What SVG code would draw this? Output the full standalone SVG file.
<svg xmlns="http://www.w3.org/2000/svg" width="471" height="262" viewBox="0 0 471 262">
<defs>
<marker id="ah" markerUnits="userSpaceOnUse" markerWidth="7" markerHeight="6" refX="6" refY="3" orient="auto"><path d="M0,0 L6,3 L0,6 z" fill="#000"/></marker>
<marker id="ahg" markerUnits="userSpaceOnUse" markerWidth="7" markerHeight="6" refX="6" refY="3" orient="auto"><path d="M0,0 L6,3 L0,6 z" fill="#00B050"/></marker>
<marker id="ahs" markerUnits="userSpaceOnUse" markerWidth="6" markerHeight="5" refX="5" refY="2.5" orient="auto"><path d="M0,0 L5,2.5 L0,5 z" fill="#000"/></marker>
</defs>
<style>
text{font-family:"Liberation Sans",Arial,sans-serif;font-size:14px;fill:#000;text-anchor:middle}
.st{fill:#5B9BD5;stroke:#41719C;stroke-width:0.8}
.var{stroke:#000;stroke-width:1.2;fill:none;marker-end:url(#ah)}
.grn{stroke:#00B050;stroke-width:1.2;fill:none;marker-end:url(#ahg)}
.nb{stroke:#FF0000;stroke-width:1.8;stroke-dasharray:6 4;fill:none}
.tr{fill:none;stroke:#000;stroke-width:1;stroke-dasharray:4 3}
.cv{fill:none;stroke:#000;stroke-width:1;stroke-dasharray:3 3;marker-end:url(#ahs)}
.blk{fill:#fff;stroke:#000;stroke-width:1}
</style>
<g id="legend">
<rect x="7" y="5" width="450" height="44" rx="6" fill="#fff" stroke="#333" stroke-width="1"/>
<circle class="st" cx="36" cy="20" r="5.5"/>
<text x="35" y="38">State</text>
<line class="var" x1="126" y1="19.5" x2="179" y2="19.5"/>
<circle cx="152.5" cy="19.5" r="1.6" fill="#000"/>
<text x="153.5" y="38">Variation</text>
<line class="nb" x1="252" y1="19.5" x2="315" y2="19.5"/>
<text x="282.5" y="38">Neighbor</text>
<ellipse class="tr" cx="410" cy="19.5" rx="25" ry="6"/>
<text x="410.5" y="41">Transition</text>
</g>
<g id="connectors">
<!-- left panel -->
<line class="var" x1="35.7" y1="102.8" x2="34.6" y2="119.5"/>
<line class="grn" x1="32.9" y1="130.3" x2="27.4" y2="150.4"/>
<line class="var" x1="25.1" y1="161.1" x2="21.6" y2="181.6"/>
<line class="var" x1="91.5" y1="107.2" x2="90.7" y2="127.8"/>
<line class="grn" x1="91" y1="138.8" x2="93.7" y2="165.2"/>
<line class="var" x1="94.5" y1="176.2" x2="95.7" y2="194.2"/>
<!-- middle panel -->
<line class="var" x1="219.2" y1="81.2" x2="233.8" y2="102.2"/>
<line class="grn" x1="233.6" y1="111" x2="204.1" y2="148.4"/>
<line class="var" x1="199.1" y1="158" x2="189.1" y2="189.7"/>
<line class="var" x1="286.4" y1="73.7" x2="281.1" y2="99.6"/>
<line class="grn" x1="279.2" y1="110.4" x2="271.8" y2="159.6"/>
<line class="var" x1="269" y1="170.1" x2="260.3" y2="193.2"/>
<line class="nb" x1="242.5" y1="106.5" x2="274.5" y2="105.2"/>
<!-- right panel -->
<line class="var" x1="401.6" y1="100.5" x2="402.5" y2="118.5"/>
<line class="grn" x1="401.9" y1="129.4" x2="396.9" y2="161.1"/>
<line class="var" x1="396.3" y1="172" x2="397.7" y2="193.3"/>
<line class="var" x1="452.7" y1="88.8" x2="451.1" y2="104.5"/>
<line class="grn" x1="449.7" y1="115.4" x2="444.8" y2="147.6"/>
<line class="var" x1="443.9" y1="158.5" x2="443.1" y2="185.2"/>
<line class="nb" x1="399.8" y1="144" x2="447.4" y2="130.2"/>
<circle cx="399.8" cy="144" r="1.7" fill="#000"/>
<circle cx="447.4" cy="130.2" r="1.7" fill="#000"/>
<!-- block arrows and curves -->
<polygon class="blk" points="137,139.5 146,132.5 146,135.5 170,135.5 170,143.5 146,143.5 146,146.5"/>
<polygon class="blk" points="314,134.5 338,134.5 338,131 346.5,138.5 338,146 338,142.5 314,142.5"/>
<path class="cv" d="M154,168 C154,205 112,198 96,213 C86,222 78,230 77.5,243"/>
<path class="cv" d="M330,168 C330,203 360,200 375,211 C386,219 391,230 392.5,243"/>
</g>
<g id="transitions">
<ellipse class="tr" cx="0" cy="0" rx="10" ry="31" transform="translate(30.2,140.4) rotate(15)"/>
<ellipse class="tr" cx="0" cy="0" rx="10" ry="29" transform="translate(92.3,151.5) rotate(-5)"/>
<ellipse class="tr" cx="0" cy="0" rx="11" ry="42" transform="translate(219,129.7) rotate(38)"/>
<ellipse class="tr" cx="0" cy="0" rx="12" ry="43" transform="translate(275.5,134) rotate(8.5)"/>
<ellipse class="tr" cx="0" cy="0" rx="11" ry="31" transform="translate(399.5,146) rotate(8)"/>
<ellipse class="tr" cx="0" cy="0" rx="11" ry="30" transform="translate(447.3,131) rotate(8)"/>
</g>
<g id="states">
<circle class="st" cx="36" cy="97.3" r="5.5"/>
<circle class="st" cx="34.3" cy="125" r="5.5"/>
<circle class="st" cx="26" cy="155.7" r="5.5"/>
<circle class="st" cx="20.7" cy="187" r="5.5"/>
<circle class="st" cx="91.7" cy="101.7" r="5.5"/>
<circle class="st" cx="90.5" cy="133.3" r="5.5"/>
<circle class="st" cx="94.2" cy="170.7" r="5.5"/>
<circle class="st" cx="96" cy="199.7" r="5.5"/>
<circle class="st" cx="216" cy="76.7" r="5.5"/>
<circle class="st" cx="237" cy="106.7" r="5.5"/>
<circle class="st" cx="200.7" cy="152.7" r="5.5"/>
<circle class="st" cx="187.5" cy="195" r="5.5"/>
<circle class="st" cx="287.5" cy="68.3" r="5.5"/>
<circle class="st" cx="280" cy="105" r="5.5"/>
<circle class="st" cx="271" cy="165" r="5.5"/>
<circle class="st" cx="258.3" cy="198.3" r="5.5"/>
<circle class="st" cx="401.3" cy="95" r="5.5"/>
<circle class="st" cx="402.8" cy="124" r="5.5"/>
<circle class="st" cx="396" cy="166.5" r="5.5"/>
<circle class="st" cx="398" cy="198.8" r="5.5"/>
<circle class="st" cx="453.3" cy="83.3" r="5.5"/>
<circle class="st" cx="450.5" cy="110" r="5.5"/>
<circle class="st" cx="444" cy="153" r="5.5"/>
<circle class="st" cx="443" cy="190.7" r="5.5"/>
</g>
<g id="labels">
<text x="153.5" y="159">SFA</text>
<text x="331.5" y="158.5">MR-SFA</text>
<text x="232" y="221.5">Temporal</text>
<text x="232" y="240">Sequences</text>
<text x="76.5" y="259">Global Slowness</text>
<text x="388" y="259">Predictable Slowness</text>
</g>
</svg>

━━━━━━━━━━

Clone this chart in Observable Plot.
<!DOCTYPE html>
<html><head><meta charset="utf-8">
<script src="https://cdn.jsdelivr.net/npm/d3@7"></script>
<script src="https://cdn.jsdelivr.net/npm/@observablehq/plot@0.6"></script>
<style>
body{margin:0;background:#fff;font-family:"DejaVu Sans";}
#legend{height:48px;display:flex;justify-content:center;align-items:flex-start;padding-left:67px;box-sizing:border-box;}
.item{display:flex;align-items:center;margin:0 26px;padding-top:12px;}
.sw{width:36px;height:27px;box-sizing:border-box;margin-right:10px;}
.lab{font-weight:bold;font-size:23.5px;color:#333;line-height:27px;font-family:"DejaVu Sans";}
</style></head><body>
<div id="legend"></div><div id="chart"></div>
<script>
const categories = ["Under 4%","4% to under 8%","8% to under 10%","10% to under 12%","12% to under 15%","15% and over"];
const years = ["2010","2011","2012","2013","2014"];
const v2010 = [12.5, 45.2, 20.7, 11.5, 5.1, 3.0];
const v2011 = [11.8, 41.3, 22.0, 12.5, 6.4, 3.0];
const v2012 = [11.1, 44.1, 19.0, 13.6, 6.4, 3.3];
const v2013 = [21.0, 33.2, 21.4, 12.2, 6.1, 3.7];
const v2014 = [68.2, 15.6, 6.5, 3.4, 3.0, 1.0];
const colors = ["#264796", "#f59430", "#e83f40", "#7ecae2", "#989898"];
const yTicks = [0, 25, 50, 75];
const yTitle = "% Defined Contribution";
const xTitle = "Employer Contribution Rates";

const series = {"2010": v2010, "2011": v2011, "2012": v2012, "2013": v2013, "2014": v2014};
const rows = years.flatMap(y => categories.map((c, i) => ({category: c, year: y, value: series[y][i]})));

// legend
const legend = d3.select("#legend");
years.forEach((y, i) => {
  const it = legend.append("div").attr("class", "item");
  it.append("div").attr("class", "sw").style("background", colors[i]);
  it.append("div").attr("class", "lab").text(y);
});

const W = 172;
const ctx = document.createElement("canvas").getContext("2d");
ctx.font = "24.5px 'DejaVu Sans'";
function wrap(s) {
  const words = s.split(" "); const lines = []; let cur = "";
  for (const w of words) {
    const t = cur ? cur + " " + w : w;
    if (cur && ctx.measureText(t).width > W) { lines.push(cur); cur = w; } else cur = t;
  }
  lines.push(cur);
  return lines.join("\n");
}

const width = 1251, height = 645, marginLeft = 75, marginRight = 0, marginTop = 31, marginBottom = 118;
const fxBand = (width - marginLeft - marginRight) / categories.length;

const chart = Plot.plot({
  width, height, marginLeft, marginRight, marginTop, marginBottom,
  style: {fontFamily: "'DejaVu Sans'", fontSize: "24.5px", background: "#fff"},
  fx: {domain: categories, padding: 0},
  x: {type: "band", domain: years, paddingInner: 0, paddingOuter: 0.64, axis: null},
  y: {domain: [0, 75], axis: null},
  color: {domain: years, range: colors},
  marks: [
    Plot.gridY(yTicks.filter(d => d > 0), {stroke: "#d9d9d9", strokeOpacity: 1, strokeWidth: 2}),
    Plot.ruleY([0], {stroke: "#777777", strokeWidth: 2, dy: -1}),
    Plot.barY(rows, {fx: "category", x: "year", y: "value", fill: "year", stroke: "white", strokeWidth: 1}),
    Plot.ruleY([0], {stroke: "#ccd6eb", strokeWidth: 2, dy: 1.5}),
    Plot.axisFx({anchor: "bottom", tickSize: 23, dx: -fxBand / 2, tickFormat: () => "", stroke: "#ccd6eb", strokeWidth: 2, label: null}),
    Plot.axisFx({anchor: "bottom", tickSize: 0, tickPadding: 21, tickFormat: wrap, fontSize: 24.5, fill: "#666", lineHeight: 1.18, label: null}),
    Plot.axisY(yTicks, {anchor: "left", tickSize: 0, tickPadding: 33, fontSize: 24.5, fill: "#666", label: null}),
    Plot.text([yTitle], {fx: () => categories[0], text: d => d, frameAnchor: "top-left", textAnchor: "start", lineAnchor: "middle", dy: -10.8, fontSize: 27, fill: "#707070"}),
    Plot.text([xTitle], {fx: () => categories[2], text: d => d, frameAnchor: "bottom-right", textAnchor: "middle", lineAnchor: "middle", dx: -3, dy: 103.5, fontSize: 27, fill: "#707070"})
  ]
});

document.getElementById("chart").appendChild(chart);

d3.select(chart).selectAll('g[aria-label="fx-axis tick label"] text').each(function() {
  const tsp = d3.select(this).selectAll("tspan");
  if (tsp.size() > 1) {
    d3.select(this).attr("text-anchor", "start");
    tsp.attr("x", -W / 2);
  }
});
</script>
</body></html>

━━━━━━━━━━

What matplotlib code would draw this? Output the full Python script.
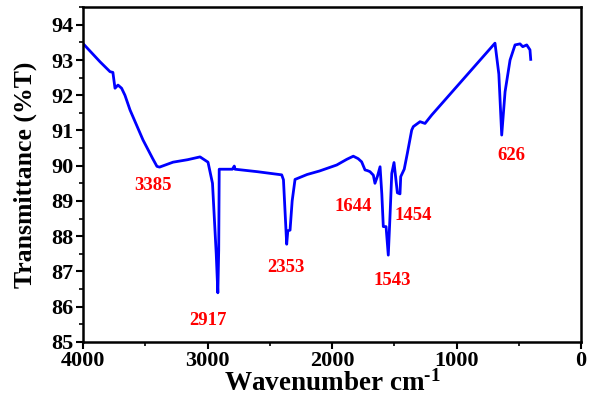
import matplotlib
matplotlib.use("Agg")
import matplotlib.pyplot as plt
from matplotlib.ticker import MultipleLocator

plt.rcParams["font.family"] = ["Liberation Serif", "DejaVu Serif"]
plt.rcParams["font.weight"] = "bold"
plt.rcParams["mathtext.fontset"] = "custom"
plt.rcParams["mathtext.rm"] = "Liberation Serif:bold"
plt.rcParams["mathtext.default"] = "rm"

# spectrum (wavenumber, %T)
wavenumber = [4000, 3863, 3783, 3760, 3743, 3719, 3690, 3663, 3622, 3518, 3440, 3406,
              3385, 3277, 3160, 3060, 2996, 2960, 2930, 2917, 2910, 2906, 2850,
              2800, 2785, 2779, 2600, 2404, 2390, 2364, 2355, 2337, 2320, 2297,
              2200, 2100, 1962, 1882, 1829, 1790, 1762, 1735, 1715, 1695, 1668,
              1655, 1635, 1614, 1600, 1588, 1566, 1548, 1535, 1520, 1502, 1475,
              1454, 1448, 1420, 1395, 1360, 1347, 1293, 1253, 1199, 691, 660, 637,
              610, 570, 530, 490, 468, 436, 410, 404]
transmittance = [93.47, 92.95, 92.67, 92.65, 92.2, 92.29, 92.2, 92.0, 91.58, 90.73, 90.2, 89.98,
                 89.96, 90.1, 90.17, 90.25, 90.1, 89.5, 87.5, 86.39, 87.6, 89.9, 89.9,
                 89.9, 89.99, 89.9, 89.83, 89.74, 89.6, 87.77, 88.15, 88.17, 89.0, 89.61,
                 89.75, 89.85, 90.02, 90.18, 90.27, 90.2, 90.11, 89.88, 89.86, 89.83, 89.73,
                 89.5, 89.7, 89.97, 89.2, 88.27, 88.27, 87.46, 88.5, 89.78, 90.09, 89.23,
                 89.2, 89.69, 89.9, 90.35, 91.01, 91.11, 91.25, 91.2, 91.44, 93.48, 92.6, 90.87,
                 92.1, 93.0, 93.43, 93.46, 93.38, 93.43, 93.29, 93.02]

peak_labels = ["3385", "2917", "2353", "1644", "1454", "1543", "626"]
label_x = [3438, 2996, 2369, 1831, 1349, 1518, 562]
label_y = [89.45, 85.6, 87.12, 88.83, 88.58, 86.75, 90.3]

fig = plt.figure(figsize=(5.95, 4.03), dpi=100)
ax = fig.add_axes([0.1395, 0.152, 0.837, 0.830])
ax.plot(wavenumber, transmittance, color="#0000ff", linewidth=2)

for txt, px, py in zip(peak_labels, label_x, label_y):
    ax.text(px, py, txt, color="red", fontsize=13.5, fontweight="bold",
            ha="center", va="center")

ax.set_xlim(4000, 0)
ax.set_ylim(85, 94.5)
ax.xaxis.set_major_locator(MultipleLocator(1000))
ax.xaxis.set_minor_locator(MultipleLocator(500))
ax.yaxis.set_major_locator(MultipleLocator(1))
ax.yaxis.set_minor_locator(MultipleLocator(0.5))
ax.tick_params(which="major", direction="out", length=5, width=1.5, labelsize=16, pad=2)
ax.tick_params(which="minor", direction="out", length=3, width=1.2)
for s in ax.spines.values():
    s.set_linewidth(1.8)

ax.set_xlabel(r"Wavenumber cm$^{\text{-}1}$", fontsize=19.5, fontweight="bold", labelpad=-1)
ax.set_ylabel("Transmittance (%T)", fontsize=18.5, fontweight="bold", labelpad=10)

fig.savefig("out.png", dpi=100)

━━━━━━━━━━

Up in the listing, locate the line with "What matplotlib code"; print it and every line after it down to the line with "92.1, 93.0, 93.43, 93.46, 93.38, 93.43, 93.29, 93.02]", which is included too. Skip the pictures.

What matplotlib code would draw this? Output the full Python script.
import matplotlib
matplotlib.use("Agg")
import matplotlib.pyplot as plt
from matplotlib.ticker import MultipleLocator

plt.rcParams["font.family"] = ["Liberation Serif", "DejaVu Serif"]
plt.rcParams["font.weight"] = "bold"
plt.rcParams["mathtext.fontset"] = "custom"
plt.rcParams["mathtext.rm"] = "Liberation Serif:bold"
plt.rcParams["mathtext.default"] = "rm"

# spectrum (wavenumber, %T)
wavenumber = [4000, 3863, 3783, 3760, 3743, 3719, 3690, 3663, 3622, 3518, 3440, 3406,
              3385, 3277, 3160, 3060, 2996, 2960, 2930, 2917, 2910, 2906, 2850,
              2800, 2785, 2779, 2600, 2404, 2390, 2364, 2355, 2337, 2320, 2297,
              2200, 2100, 1962, 1882, 1829, 1790, 1762, 1735, 1715, 1695, 1668,
              1655, 1635, 1614, 1600, 1588, 1566, 1548, 1535, 1520, 1502, 1475,
              1454, 1448, 1420, 1395, 1360, 1347, 1293, 1253, 1199, 691, 660, 637,
              610, 570, 530, 490, 468, 436, 410, 404]
transmittance = [93.47, 92.95, 92.67, 92.65, 92.2, 92.29, 92.2, 92.0, 91.58, 90.73, 90.2, 89.98,
                 89.96, 90.1, 90.17, 90.25, 90.1, 89.5, 87.5, 86.39, 87.6, 89.9, 89.9,
                 89.9, 89.99, 89.9, 89.83, 89.74, 89.6, 87.77, 88.15, 88.17, 89.0, 89.61,
                 89.75, 89.85, 90.02, 90.18, 90.27, 90.2, 90.11, 89.88, 89.86, 89.83, 89.73,
                 89.5, 89.7, 89.97, 89.2, 88.27, 88.27, 87.46, 88.5, 89.78, 90.09, 89.23,
                 89.2, 89.69, 89.9, 90.35, 91.01, 91.11, 91.25, 91.2, 91.44, 93.48, 92.6, 90.87,
                 92.1, 93.0, 93.43, 93.46, 93.38, 93.43, 93.29, 93.02]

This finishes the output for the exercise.